Die Terrormiliz beendete auch fast 2.000 Jahre christliches Leben in der Niniveh-Ebene. Die christliche Bevölkerung von Mossul, der zweitgrößten Stadt im Irak, wurde vor die Wahl gestellt, entweder eine Kopfsteuer zu zahlen, zum Islam überzutreten oder hingerichtet zu werden. Viele flohen vor der Gewalt. Während vor der US-Invasion im Irak 1,5 Millionen Christen lebten, ist ihre Zahl heute auf schätzungsweise 150.000 gesunken. Trotz der militärischen Niederlage des IS hat der irakische Staat keine ausreichenden rechtlichen Maßnahmen ergriffen, um das Vertrauen der verfolgten Minderheiten zu gewinnen. Christliche und jesidische Gemeinschaften sind weiterhin nicht rechtlich gleichgestellt, und die Aufarbeitung der IS-Gräuel bleibt aus, kritisiert die IGFM.

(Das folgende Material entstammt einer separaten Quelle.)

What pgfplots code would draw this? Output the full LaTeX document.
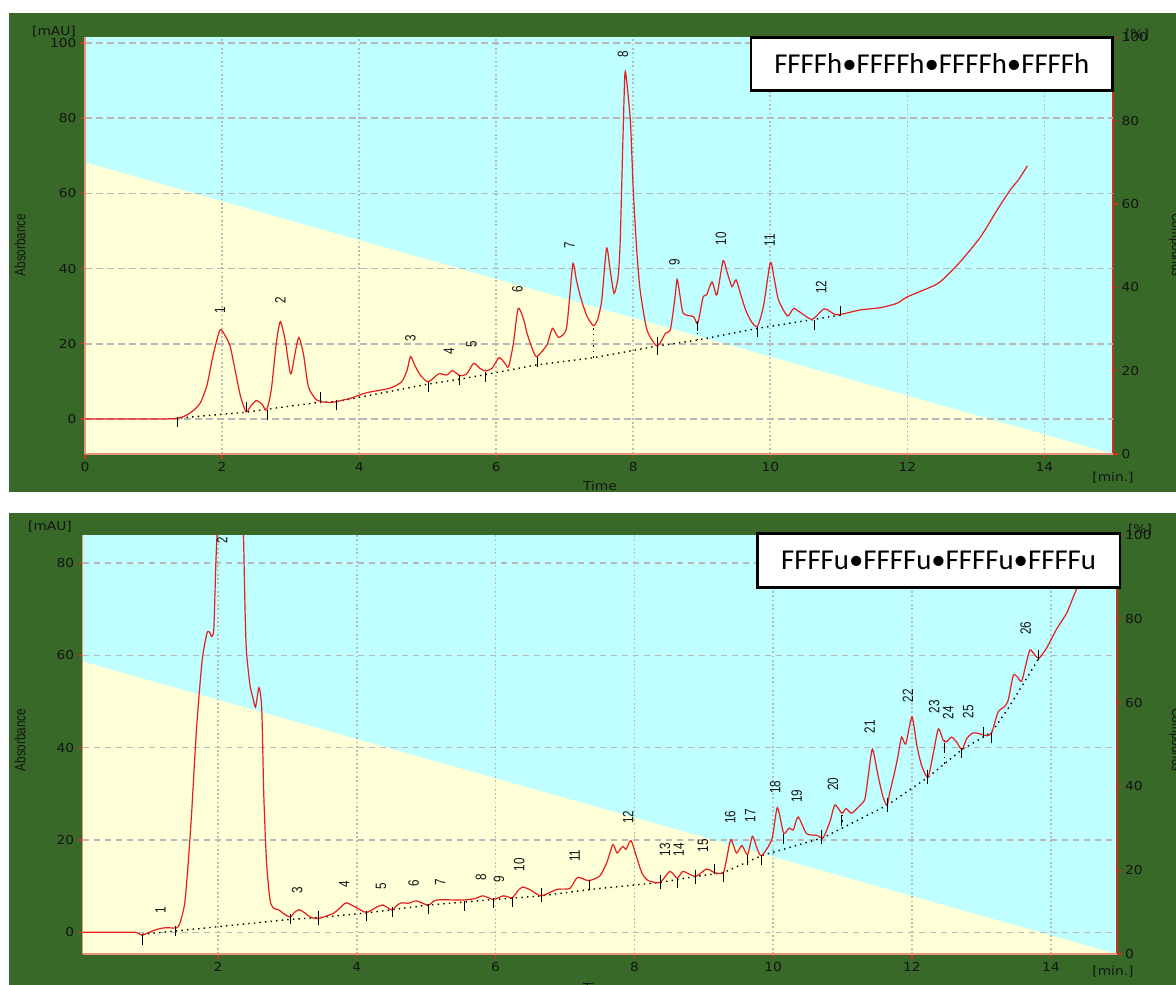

Besonders besorgniserregend ist die Situation in Shingal, wo die Rückkehr der vertriebenen jesidischen Familien aufgrund mangelnder Sicherheit und Infrastruktur gefährlich ist. Trotz der Bemühungen des irakischen Ministeriums für Migration und Vertreibung sowie der Internationalen Organisation für Migration (IOM) sind die Bedingungen vor Ort katastrophal. Die Stadt Shingal ist seit dem Angriff im August 2014 weitestgehend zerstört. Rückkehrer klagen über fehlende Infrastruktur, Sicherheit und grundlegende Dienstleistungen. Die finanzielle Unterstützung von umgerechnet ca. 2.600 Euro durch die irakische Regierung und 1.200 US-Dollar für den Umzug von Seiten der IOM reicht nicht aus, um zerstörte Häuser wiederaufzubauen, berichtet die IGFM, die seit knapp zehn Jahren im Kontakt mit den Binnenvertriebenen steht.
Sicherheit in Shingal nicht gewährleistet
Zudem ist die Sicherheit der Rückkehrer nicht gewährleistet. Berichte über bewaffnete IS-Konvois in der Nähe von Shingal und die erneute Präsenz der Terrororganisation lösen Angst vor einer Wiederholung des Völkermordes von 2014 aus. Die IGFM betont, dass die Rückführung der vertriebenen jesidischen Familien angesichts der akuten Bedrohung durch IS-Schläferzellen, die türkische Luftwaffe und bewaffnete Milizen zu gefährlich ist. Die Doppelverwaltung der Region trage zusätzlich zum Chaos und zur Unsicherheit bei.
Die IGFM fordert die Vereinten Nationen, die Europäische Union, die irakische Zentralregierung und die Regierung der Region Kurdistan auf, das Gebiet zu sichern, den jesidischen Rückkehrern internationalen Schutz zu gewähren und den Wiederaufbau der Infrastruktur zu unterstützen. Nur durch umfassende Sicherheitsmaßnahmen und eine nachhaltige Unterstützung kann den Jesiden eine sichere Rückkehr und eine lebenswerte Zukunft ermöglicht werden.